- DIRECTIONS FOR THIS TASK -
Retype each line of the material exactly, please, skipping any picture in it.
--- BEGIN ---
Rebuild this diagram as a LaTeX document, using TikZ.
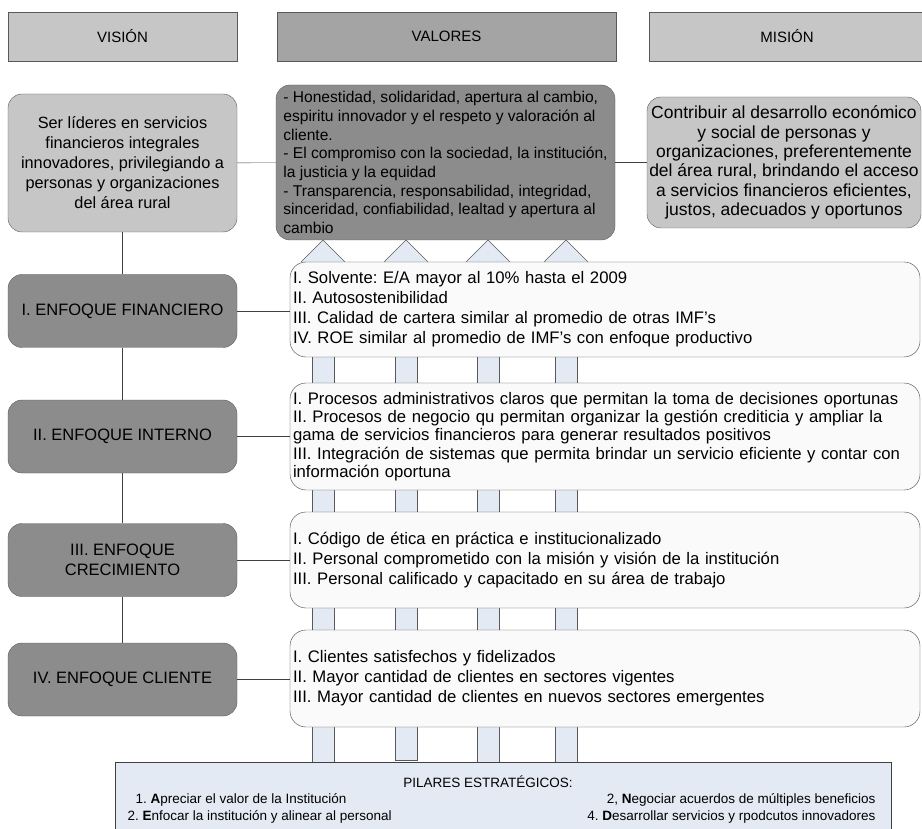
\documentclass[tikz,border=0pt]{standalone}
\usepackage{fontspec}
\setmainfont{Liberation Sans}
\usetikzlibrary{positioning}
\frenchspacing
\definecolor{pillar}{HTML}{E4EAF4}
\definecolor{lightpat}{HTML}{C6C6C6}
\definecolor{midpat}{HTML}{A4A4A4}
\definecolor{darkpat}{HTML}{8C8C8C}
\definecolor{goalfill}{HTML}{FAFAFA}
\begin{document}
\begin{tikzpicture}[
			x=1pt, y=-1pt,
			head/.style = {draw=black!65, minimum height=49pt, inner sep=0pt, font=\fontsize{15}{18}\selectfont},
			main/.style = {draw=black!65, rounded corners=14pt, align=center, inner sep=2pt},
			goal/.style = {draw=black!75, fill=goalfill, rounded corners=16pt, minimum width=630pt, text width=624pt, align=left, inner sep=3pt, font=\fontsize{16.7}{20}\selectfont},
			pilar/.style = {font=\fontsize{13.5}{15}\selectfont},
			bar/.style = {fill=pillar, draw=black!65},
			link/.style = {draw=black!75}
		]
		\useasboundingbox (0,0) rectangle (922,829);
		% Pillars behind the boxes.
		\foreach \px in {323,488,566} {
			\draw[bar] (\px-11,262) rectangle (\px+11,762);
		}
		\draw[bar] (395,262) rectangle (417,760);
		\foreach \px in {323,406,488,566} {
			\draw[bar] (\px-22,262) -- (\px,240) -- (\px+22,262);
		}
		% Headers.
		\node[head, fill=lightpat, minimum width=229pt] (hvis) at (122.5,36.5) {VISIÓN};
		\node[head, fill=midpat, minimum width=339pt] (hval) at (446.5,36.5) {VALORES};
		\node[head, fill=lightpat, minimum width=276pt] (hmis) at (787,36.5) {MISIÓN};
		% Top row.
		\node[main, fill=lightpat, minimum width=229pt, minimum height=138pt,
			font=\fontsize{16.3}{20}\selectfont] (vis) at (122.5,163)
			{Ser líderes en servicios\\financieros integrales\\innovadores, privilegiando a\\personas y organizaciones\\del área rural};
		\node[main, fill=darkpat, minimum width=339pt, minimum height=155pt,
			align=left, font=\fontsize{15.6}{18.7}\selectfont] (val) at (445.5,162.5)
			{- Honestidad, solidaridad, apertura al cambio,\\espiritu innovador y el respeto y valoración al\\cliente.\\- El compromiso con la sociedad, la institución,\\la justicia y la equidad\\- Transparencia, responsabilidad, integridad,\\sinceridad, confiabilidad, lealtad y apertura al\\cambio};
		\node[main, fill=lightpat, minimum width=274pt, minimum height=131pt,
			font=\fontsize{17.5}{19.3}\selectfont] (mis) at (784,162.5)
			{Contribuir al desarrollo económico\\y social de personas y\\organizaciones, preferentemente\\del área rural, brindando el acceso\\a servicios financieros eficientes,\\justos, adecuados y oportunos};
		% Focus boxes.
		\node[main, fill=darkpat, minimum width=229pt, minimum height=73pt,
			font=\fontsize{16.5}{20}\selectfont] (e1) at (122.5,311) {I. ENFOQUE FINANCIERO};
		\node[main, fill=darkpat, minimum width=229pt, minimum height=73pt,
			font=\fontsize{16.5}{20}\selectfont] (e2) at (122.5,436.5) {II. ENFOQUE INTERNO};
		\node[main, fill=darkpat, minimum width=229pt, minimum height=73pt,
			font=\fontsize{16.5}{20}\selectfont] (e3) at (122.5,560) {III. ENFOQUE\\CRECIMIENTO};
		\node[main, fill=darkpat, minimum width=229pt, minimum height=73pt,
			font=\fontsize{16.5}{20}\selectfont] (e4) at (122.5,679.5) {IV. ENFOQUE CLIENTE};
		% Goals.
		\node[goal, minimum height=95pt] (g1) at (605,309.5)
			{I. Solvente: E/A mayor al 10\% hasta el 2009\\II. Autosostenibilidad\\III. Calidad de cartera similar al promedio de otras IMF’s\\IV. ROE similar al promedio de IMF’s con enfoque productivo};
		\node[goal, minimum height=107pt, font=\fontsize{16.7}{18.3}\selectfont] (g2) at (605,436.5)
			{I. Procesos administrativos claros que permitan la toma de decisiones oportunas\\II. Procesos de negocio qu permitan organizar la gestión crediticia y ampliar la\\gama de servicios financieros para generar resultados positivos\\III. Integración de sistemas que permita brindar un servicio eficiente y contar con\\información oportuna};
		\node[goal, minimum height=96pt] (g3) at (605,560)
			{I. Código de ética en práctica e institucionalizado\\II. Personal comprometido con la misión y visión de la institución\\III. Personal calificado y capacitado en su área de trabajo};
		\node[goal, minimum height=97pt] (g4) at (605,678.5)
			{I. Clientes satisfechos y fidelizados\\II. Mayor cantidad de clientes en sectores vigentes\\III. Mayor cantidad de clientes en nuevos sectores emergentes};
		% Pillars base.
		\node[draw=black!75, fill=pillar, minimum width=776pt, minimum height=70pt] (pil) at (503,797) {};
		\node[pilar] (ptit) at (488,782) {PILARES ESTRATÉGICOS:};
		\node[pilar, anchor=west] (p1) at (132,800) {1. \textbf{A}preciar el valor de la Institución};
		\node[pilar, anchor=west] (p2) at (124,817) {2. \textbf{E}nfocar la institución y alinear al personal};
		\node[pilar, anchor=east] (p3) at (879,800) {2, \textbf{N}egociar acuerdos de múltiples beneficios};
		\node[pilar, anchor=east] (p4) at (879,817) {4. \textbf{D}esarrollar servicios y rpodcutos innovadores};
		% Links.
		\draw[link] (vis) -- (val);
		\draw[link] (val) -- (mis);
		\draw[link] (vis) -- (e1);
		\draw[link] (e1) -- (e2);
		\draw[link] (e2) -- (e3);
		\draw[link] (e3) -- (e4);
		\draw[link] (e1.east) -- (e1.east -| g1.west);
		\draw[link] (e2.east) -- (e2.east -| g2.west);
		\draw[link] (e3.east) -- (e3.east -| g3.west);
		\draw[link] (e4.east) -- (e4.east -| g4.west);
	\end{tikzpicture}
\end{document}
--- END ---
- SOLUTION FOR THIS TASK -
Rebuild this diagram as a LaTeX document, using TikZ.
\documentclass[tikz,border=0pt]{standalone}
\usepackage{fontspec}
\setmainfont{Liberation Sans}
\usetikzlibrary{positioning}
\frenchspacing
\definecolor{pillar}{HTML}{E4EAF4}
\definecolor{lightpat}{HTML}{C6C6C6}
\definecolor{midpat}{HTML}{A4A4A4}
\definecolor{darkpat}{HTML}{8C8C8C}
\definecolor{goalfill}{HTML}{FAFAFA}
\begin{document}
\begin{tikzpicture}[
			x=1pt, y=-1pt,
			head/.style = {draw=black!65, minimum height=49pt, inner sep=0pt, font=\fontsize{15}{18}\selectfont},
			main/.style = {draw=black!65, rounded corners=14pt, align=center, inner sep=2pt},
			goal/.style = {draw=black!75, fill=goalfill, rounded corners=16pt, minimum width=630pt, text width=624pt, align=left, inner sep=3pt, font=\fontsize{16.7}{20}\selectfont},
			pilar/.style = {font=\fontsize{13.5}{15}\selectfont},
			bar/.style = {fill=pillar, draw=black!65},
			link/.style = {draw=black!75}
		]
		\useasboundingbox (0,0) rectangle (922,829);
		% Pillars behind the boxes.
		\foreach \px in {323,488,566} {
			\draw[bar] (\px-11,262) rectangle (\px+11,762);
		}
		\draw[bar] (395,262) rectangle (417,760);
		\foreach \px in {323,406,488,566} {
			\draw[bar] (\px-22,262) -- (\px,240) -- (\px+22,262);
		}
		% Headers.
		\node[head, fill=lightpat, minimum width=229pt] (hvis) at (122.5,36.5) {VISIÓN};
		\node[head, fill=midpat, minimum width=339pt] (hval) at (446.5,36.5) {VALORES};
		\node[head, fill=lightpat, minimum width=276pt] (hmis) at (787,36.5) {MISIÓN};
		% Top row.
		\node[main, fill=lightpat, minimum width=229pt, minimum height=138pt,
			font=\fontsize{16.3}{20}\selectfont] (vis) at (122.5,163)
			{Ser líderes en servicios\\financieros integrales\\innovadores, privilegiando a\\personas y organizaciones\\del área rural};
		\node[main, fill=darkpat, minimum width=339pt, minimum height=155pt,
			align=left, font=\fontsize{15.6}{18.7}\selectfont] (val) at (445.5,162.5)
			{- Honestidad, solidaridad, apertura al cambio,\\espiritu innovador y el respeto y valoración al\\cliente.\\- El compromiso con la sociedad, la institución,\\la justicia y la equidad\\- Transparencia, responsabilidad, integridad,\\sinceridad, confiabilidad, lealtad y apertura al\\cambio};
		\node[main, fill=lightpat, minimum width=274pt, minimum height=131pt,
			font=\fontsize{17.5}{19.3}\selectfont] (mis) at (784,162.5)
			{Contribuir al desarrollo económico\\y social de personas y\\organizaciones, preferentemente\\del área rural, brindando el acceso\\a servicios financieros eficientes,\\justos, adecuados y oportunos};
		% Focus boxes.
		\node[main, fill=darkpat, minimum width=229pt, minimum height=73pt,
			font=\fontsize{16.5}{20}\selectfont] (e1) at (122.5,311) {I. ENFOQUE FINANCIERO};
		\node[main, fill=darkpat, minimum width=229pt, minimum height=73pt,
			font=\fontsize{16.5}{20}\selectfont] (e2) at (122.5,436.5) {II. ENFOQUE INTERNO};
		\node[main, fill=darkpat, minimum width=229pt, minimum height=73pt,
			font=\fontsize{16.5}{20}\selectfont] (e3) at (122.5,560) {III. ENFOQUE\\CRECIMIENTO};
		\node[main, fill=darkpat, minimum width=229pt, minimum height=73pt,
			font=\fontsize{16.5}{20}\selectfont] (e4) at (122.5,679.5) {IV. ENFOQUE CLIENTE};
		% Goals.
		\node[goal, minimum height=95pt] (g1) at (605,309.5)
			{I. Solvente: E/A mayor al 10\% hasta el 2009\\II. Autosostenibilidad\\III. Calidad de cartera similar al promedio de otras IMF’s\\IV. ROE similar al promedio de IMF’s con enfoque productivo};
		\node[goal, minimum height=107pt, font=\fontsize{16.7}{18.3}\selectfont] (g2) at (605,436.5)
			{I. Procesos administrativos claros que permitan la toma de decisiones oportunas\\II. Procesos de negocio qu permitan organizar la gestión crediticia y ampliar la\\gama de servicios financieros para generar resultados positivos\\III. Integración de sistemas que permita brindar un servicio eficiente y contar con\\información oportuna};
		\node[goal, minimum height=96pt] (g3) at (605,560)
			{I. Código de ética en práctica e institucionalizado\\II. Personal comprometido con la misión y visión de la institución\\III. Personal calificado y capacitado en su área de trabajo};
		\node[goal, minimum height=97pt] (g4) at (605,678.5)
			{I. Clientes satisfechos y fidelizados\\II. Mayor cantidad de clientes en sectores vigentes\\III. Mayor cantidad de clientes en nuevos sectores emergentes};
		% Pillars base.
		\node[draw=black!75, fill=pillar, minimum width=776pt, minimum height=70pt] (pil) at (503,797) {};
		\node[pilar] (ptit) at (488,782) {PILARES ESTRATÉGICOS:};
		\node[pilar, anchor=west] (p1) at (132,800) {1. \textbf{A}preciar el valor de la Institución};
		\node[pilar, anchor=west] (p2) at (124,817) {2. \textbf{E}nfocar la institución y alinear al personal};
		\node[pilar, anchor=east] (p3) at (879,800) {2, \textbf{N}egociar acuerdos de múltiples beneficios};
		\node[pilar, anchor=east] (p4) at (879,817) {4. \textbf{D}esarrollar servicios y rpodcutos innovadores};
		% Links.
		\draw[link] (vis) -- (val);
		\draw[link] (val) -- (mis);
		\draw[link] (vis) -- (e1);
		\draw[link] (e1) -- (e2);
		\draw[link] (e2) -- (e3);
		\draw[link] (e3) -- (e4);
		\draw[link] (e1.east) -- (e1.east -| g1.west);
		\draw[link] (e2.east) -- (e2.east -| g2.west);
		\draw[link] (e3.east) -- (e3.east -| g3.west);
		\draw[link] (e4.east) -- (e4.east -| g4.west);
	\end{tikzpicture}
\end{document}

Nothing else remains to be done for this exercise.